The Future - A Hypothesis

Many companies get comfortable doing what they have always done, even when they are implementing incremental changes systematically. But change tends to be revolutionary not evolutionary. Our firm has put some really big bets on the future.

  1. Technology is commoditizing parts of design work. Designers will leave to machines the things machines are best at and, instead, focus on creativity, innovation, collaboration, and leadership.
  2. The transportation future will be vehicle-centric and not driver-centric. Autonomous vehicles will change the face of infrastructure, design and human behavior, and will have major implications in safety and intelligent transportation systems. As an example, we could see capacity improvements at signalized intersections by as much as 50% just by eliminating driver reaction time.
  3. As a result of the above, over-engineering and the promise of utility will give its place to simplifying, humanizing and the promise of feeling.
  4. The criteria-based transportation design will give its place to the performance-based design.
  5. The old way of thinking D-B-M will be reversed to the new M-D-B (Maintain-Design-Build), since the river of existing projects’ data allows us to learn from them and to inform future design & construction.
  6. The rapid technological advantages in simulation, as well as the need of shorter investment horizons, will change radically the relationship between the designer and the contractor.
  7. As climate change affects transportation, it will be important to understand how transportation infrastructure may be impacted over the short- and long-term.
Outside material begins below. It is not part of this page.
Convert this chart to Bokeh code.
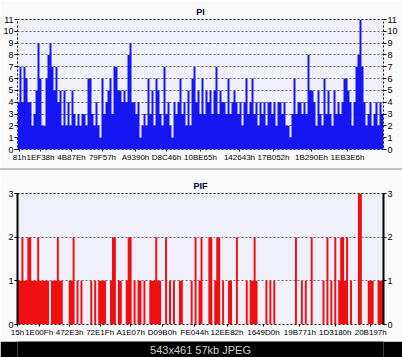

  8. Increasingly, technical expertise, and the role of “the expert” will lose the respect that for years had earned, and trustworthiness will be the coin of the realm for becoming a trusted designer.
  9. The real disruption happening is not about the technology; it’s a profound shift in trust from institutions to individuals; institutional trust has not designed for the collaborative age.
  10. Today there is a gap between the design events in a construction project and the realization of those events from the contractor. In the future, "batch" design processing will be replaced by real-time design processing.
  11. Moving towards alternative project delivery, the clients will like the idea of shifting some of the risk back on the designers, particularly for large projects with firm schedules and not-to-exceed budgets.
  12. Some design firms will begin to take their own equity position in P3 projects.